> CHALLENGE:
Quote the listing below in full and exactly as written, but omit every picture.

> COLLECTED MATERIAL:

+++

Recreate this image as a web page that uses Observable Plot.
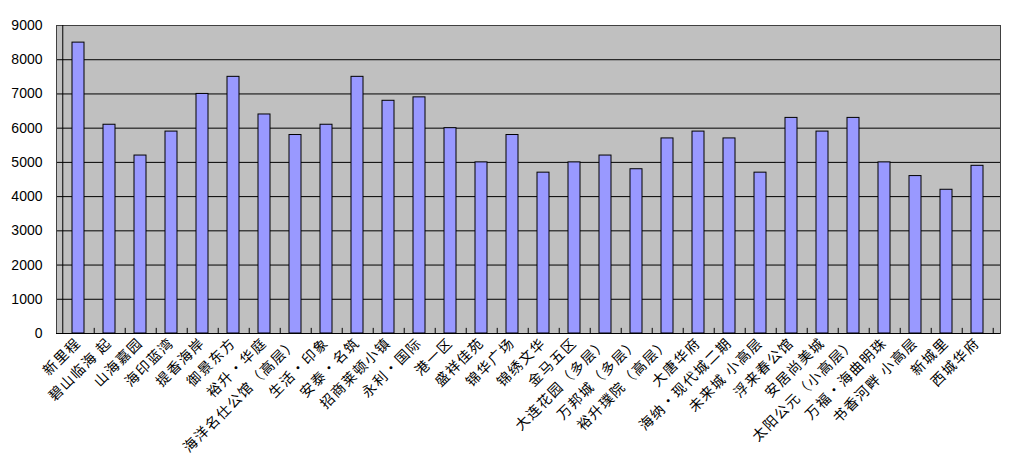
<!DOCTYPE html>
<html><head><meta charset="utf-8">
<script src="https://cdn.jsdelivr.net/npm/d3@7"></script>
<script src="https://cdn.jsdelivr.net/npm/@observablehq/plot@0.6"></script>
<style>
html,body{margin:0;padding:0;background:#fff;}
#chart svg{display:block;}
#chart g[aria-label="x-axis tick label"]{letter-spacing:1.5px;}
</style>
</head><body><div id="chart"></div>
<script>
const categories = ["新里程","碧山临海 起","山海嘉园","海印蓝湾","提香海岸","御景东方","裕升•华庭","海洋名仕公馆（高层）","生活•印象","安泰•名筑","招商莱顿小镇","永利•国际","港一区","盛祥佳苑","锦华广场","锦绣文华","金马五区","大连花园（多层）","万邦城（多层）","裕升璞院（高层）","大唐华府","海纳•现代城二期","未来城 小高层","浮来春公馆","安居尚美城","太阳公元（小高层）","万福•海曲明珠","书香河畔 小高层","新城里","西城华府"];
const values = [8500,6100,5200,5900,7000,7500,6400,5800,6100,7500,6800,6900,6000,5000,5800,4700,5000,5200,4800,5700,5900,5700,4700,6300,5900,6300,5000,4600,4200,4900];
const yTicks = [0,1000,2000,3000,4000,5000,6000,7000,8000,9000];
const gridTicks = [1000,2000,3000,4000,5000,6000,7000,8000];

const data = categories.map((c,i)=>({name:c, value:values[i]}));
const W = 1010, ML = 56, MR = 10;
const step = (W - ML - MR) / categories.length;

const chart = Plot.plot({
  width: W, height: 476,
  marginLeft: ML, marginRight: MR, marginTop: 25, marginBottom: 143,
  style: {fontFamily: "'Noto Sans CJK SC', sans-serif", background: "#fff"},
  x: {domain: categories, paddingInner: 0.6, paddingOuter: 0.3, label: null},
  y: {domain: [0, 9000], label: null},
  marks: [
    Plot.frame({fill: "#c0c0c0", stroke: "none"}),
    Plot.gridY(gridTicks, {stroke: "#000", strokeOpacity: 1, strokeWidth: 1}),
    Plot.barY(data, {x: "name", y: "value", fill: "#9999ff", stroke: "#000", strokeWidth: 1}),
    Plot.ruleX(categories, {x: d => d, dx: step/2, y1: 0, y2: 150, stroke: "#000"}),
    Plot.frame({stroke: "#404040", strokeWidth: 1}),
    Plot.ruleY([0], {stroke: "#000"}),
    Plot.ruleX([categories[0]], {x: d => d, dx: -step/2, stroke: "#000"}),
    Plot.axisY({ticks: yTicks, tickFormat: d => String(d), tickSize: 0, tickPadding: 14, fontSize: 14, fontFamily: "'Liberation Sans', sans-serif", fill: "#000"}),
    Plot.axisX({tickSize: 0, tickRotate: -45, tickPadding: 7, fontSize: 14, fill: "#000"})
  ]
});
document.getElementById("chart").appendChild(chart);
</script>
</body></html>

+++

> REPLY TO THE TASK:
Recreate this image as a web page that uses Observable Plot.
<!DOCTYPE html>
<html><head><meta charset="utf-8">
<script src="https://cdn.jsdelivr.net/npm/d3@7"></script>
<script src="https://cdn.jsdelivr.net/npm/@observablehq/plot@0.6"></script>
<style>
html,body{margin:0;padding:0;background:#fff;}
#chart svg{display:block;}
#chart g[aria-label="x-axis tick label"]{letter-spacing:1.5px;}
</style>
</head><body><div id="chart"></div>
<script>
const categories = ["新里程","碧山临海 起","山海嘉园","海印蓝湾","提香海岸","御景东方","裕升•华庭","海洋名仕公馆（高层）","生活•印象","安泰•名筑","招商莱顿小镇","永利•国际","港一区","盛祥佳苑","锦华广场","锦绣文华","金马五区","大连花园（多层）","万邦城（多层）","裕升璞院（高层）","大唐华府","海纳•现代城二期","未来城 小高层","浮来春公馆","安居尚美城","太阳公元（小高层）","万福•海曲明珠","书香河畔 小高层","新城里","西城华府"];
const values = [8500,6100,5200,5900,7000,7500,6400,5800,6100,7500,6800,6900,6000,5000,5800,4700,5000,5200,4800,5700,5900,5700,4700,6300,5900,6300,5000,4600,4200,4900];
const yTicks = [0,1000,2000,3000,4000,5000,6000,7000,8000,9000];
const gridTicks = [1000,2000,3000,4000,5000,6000,7000,8000];

const data = categories.map((c,i)=>({name:c, value:values[i]}));
const W = 1010, ML = 56, MR = 10;
const step = (W - ML - MR) / categories.length;

const chart = Plot.plot({
  width: W, height: 476,
  marginLeft: ML, marginRight: MR, marginTop: 25, marginBottom: 143,
  style: {fontFamily: "'Noto Sans CJK SC', sans-serif", background: "#fff"},
  x: {domain: categories, paddingInner: 0.6, paddingOuter: 0.3, label: null},
  y: {domain: [0, 9000], label: null},
  marks: [
    Plot.frame({fill: "#c0c0c0", stroke: "none"}),
    Plot.gridY(gridTicks, {stroke: "#000", strokeOpacity: 1, strokeWidth: 1}),
    Plot.barY(data, {x: "name", y: "value", fill: "#9999ff", stroke: "#000", strokeWidth: 1}),
    Plot.ruleX(categories, {x: d => d, dx: step/2, y1: 0, y2: 150, stroke: "#000"}),
    Plot.frame({stroke: "#404040", strokeWidth: 1}),
    Plot.ruleY([0], {stroke: "#000"}),
    Plot.ruleX([categories[0]], {x: d => d, dx: -step/2, stroke: "#000"}),
    Plot.axisY({ticks: yTicks, tickFormat: d => String(d), tickSize: 0, tickPadding: 14, fontSize: 14, fontFamily: "'Liberation Sans', sans-serif", fill: "#000"}),
    Plot.axisX({tickSize: 0, tickRotate: -45, tickPadding: 7, fontSize: 14, fill: "#000"})
  ]
});
document.getElementById("chart").appendChild(chart);
</script>
</body></html>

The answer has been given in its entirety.